I have a radiator with the lockshield valve which has lost it's head. It was sheared off due to some heavy handed spanner work. Unfortunately it is currenlty closed and so unless someone can tell me a simple way to adjust the valve in it's current state I will need to replace the valve.
The system is an unvented s-plan with a greenstar (24i) boiler installed in the loft space. The advice on the site says to get a plumber in to do work on sealed systems. Is this a legal requirement or simply good advice due to the higher risk of getting wet while working with a presurised system (or another reason I have missed).
Assuming that there is nothing legally stopping me I have enough experience of plumbing to make me think I can do the job and wonder if someone could confirm my plan should work.
1) Switch off central heating system
2) Drain heating system (Unfortunatley the drain point is at the bottom of a different downstairs pipe run)
3) Open bleed valve on radiator whose valve needs replaced and loosen valve compression nut.
4) Catch remaining liquid which will drain from radiator and pipework.
5) Replace valve with identical replacement from DIY shed.
6) Close bleed valve and drain cock.
7) Introduce inhibitor to the system via a removed bleed valve on bathroom towel rail.
8) Refill system and bleed radiators. Refilling to 1.5 bar once radiators have been bled.

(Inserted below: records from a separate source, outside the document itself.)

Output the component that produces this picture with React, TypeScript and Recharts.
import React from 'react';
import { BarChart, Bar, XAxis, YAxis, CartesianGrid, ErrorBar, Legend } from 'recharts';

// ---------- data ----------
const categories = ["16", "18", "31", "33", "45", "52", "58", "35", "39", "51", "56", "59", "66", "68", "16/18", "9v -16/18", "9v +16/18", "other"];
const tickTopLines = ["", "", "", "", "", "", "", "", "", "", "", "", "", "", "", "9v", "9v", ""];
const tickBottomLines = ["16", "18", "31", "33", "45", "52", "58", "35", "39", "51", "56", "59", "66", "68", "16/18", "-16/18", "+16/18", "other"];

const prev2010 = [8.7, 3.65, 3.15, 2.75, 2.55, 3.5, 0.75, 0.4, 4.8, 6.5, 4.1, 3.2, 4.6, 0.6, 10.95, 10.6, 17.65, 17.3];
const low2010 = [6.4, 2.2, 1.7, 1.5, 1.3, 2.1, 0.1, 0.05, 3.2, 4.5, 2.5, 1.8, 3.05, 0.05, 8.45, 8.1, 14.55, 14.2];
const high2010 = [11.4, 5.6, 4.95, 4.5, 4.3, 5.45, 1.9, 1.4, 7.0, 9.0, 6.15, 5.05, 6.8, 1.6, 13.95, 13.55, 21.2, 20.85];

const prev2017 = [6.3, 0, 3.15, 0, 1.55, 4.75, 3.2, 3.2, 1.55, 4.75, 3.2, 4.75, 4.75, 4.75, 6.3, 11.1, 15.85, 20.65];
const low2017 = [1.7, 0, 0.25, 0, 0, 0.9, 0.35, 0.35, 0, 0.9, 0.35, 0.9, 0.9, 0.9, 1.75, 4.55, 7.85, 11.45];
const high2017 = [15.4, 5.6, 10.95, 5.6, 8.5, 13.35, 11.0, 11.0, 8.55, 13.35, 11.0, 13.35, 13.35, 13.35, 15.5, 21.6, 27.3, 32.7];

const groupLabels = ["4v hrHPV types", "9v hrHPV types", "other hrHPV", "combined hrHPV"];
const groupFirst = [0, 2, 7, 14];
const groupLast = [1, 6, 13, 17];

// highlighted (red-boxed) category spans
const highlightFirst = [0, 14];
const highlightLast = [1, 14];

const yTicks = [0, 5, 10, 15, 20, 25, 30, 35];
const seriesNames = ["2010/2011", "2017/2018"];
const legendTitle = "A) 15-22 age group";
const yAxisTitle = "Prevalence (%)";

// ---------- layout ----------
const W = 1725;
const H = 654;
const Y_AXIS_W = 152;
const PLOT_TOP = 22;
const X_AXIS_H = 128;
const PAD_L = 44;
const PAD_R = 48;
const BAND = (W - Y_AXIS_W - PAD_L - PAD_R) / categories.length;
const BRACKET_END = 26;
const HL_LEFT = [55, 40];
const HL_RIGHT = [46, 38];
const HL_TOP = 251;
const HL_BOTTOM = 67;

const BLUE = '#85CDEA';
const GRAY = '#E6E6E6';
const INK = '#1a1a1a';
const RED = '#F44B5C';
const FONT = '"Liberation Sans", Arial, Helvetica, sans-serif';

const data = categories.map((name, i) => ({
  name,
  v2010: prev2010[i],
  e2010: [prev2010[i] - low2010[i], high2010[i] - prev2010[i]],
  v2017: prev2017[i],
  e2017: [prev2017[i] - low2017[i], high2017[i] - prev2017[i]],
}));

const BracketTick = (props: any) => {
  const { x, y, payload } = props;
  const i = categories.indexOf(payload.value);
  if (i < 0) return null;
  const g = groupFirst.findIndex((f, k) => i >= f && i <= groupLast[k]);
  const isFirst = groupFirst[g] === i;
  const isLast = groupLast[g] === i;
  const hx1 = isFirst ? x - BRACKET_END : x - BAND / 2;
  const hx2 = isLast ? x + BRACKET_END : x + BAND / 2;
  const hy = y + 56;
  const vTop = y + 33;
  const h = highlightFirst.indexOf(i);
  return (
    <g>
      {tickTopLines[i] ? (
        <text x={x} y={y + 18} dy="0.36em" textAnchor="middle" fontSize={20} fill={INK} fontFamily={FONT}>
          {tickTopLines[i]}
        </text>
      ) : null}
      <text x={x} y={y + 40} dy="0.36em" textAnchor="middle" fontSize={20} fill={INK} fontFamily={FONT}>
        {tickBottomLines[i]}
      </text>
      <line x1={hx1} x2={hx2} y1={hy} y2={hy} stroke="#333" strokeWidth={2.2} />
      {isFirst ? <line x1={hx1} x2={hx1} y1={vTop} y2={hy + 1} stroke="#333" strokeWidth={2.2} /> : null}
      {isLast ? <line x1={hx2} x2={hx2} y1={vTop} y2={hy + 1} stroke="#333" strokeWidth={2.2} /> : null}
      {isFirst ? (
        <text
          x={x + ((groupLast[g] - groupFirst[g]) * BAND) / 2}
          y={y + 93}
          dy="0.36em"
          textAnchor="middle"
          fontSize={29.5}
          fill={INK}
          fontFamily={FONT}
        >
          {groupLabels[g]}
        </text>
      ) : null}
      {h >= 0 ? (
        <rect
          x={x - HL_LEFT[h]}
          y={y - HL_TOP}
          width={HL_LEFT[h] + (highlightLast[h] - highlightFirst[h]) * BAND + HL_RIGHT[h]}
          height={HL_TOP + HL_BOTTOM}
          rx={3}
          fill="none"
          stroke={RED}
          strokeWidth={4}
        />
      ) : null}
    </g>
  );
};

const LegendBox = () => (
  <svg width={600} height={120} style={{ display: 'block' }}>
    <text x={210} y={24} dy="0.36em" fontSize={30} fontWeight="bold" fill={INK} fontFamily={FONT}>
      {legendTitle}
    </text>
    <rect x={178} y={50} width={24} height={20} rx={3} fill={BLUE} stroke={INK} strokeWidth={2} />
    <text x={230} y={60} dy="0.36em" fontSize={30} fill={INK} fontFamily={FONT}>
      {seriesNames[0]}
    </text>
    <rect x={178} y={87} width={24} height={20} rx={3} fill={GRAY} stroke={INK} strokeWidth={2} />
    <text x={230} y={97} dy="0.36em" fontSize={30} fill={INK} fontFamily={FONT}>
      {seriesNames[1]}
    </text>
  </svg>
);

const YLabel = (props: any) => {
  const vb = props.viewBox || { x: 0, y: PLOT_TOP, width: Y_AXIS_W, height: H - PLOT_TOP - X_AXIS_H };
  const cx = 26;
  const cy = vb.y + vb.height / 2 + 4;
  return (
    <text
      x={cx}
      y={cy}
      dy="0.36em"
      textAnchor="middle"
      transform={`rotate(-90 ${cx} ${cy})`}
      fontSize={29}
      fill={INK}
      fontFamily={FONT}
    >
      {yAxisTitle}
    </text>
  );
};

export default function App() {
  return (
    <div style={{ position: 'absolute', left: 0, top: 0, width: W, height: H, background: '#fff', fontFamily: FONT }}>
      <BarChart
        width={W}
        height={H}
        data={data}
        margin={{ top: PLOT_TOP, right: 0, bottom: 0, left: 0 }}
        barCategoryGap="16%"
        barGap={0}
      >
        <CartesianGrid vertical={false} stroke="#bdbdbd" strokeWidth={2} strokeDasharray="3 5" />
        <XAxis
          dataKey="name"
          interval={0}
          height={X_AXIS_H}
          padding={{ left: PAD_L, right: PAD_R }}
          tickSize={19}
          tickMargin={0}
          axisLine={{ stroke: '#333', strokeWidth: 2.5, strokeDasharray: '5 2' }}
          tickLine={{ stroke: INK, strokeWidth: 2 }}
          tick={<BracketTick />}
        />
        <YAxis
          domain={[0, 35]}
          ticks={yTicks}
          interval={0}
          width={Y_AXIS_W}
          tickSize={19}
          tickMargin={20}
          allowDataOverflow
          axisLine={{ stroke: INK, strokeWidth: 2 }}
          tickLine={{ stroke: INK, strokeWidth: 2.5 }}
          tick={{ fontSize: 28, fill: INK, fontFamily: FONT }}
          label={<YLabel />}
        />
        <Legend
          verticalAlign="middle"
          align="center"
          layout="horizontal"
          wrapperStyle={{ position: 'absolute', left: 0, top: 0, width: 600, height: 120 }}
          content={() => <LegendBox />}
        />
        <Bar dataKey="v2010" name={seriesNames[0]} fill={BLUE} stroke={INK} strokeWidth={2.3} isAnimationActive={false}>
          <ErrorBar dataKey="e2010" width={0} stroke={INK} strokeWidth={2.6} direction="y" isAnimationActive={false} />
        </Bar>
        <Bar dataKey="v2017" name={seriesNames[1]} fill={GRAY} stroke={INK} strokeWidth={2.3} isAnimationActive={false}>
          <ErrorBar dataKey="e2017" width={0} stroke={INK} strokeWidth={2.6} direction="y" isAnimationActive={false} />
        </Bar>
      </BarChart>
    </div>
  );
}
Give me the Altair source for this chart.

9) Run system for at least 2 hours and bleed radiators as required.
10) Increase presure as required to maintain 1.5 bars.
11) Over the following few days keep bleeding if required to remove all air from the system.
Assuming that I am not crazy to attemt this myself is there anything I have missed.
I don't see why anyone with some plumbing experience can't change a rad valve, it is not that difficult. You could drain the system as you describe, but most engineers would not bother to go to the trouble and cost of a complete draindown.
If I was doing it, I would.
1. Turn off boiler and vent pressure via the relief valve.
2. Shut down all radiator valves and feeds from boiler (can't remember if
Greenstar has them).
3. Lay polythene around valve and cover with large dust sheet.
4. Prepare new valve ensuring it is "off".
5. Undo existing valve and catch any spurts of water. When dryish, quickly remove valve and fit new one.
6. Open all valves. Re-pressurise. Bleed rad involved.
No your list is pretty comprehensive and there is absolutely NO reason why you can't do it yourself.
Couple minor points though. 1. You should only need to bleed once. The system is filled from "the bottom" with a combi and thus you should get no airlocks. 2. Buy your replacement valve from your local reliable plumbers merchant NOT from a "shed" unless you want it to shear again LoL. 3. Add inhibitor via a rad (unless the towel rail has a blanking plug) and when the system is just about full. Undo the blanking plug at the opposite end from the bleed valve. Connect a ½" x 15m elbow so that the 15mm part is pointing ceilingwards. Just pour the inhibitor in.
I finally got around to changing the valve this weekend and like usual there were a few hickups but I got there in the end. I accidentaly over filled the system to 2 bar rather than the 1.5 where the guide needle is on the presure gauge can someone please let me know if I should reduce the presure or if 2 bar will be fine as I suspect?
The full story goes as follows.
It all went well until I took the new valve out of the packet and realised it wasn't compatible with the existing tail. A quick trip to a DIY shed later (they were all that was open) I had the valve and work continued.
After spending half an hour draining the system I gave up and reverted to shrouding the valve with towels and just pulling one off and putting the other on.
Next the blanking plug on the radiator was too far in to fully screw a 15mm elbow in and after trying in vain to find a 15mm straight coupler in my odd bit box I found a reducing elbow which combined with plenty ptfe made a good enough seal with the elbow pointing up. I tested it with water which of course meant I could no longer fit my full litre of inhibitor in so I had to open a compresion joint in the loft and add the rest.
Once presurised and bled all that was required was a slight tightening of the new tail and all seems fine. Except that I was a little tired and turned the refil stop cock the wrong way taking the presure up to 2 bar rather than 1.5. (I assume this will be fine as everything I can see suggest 3 bar is the acceptible maximum.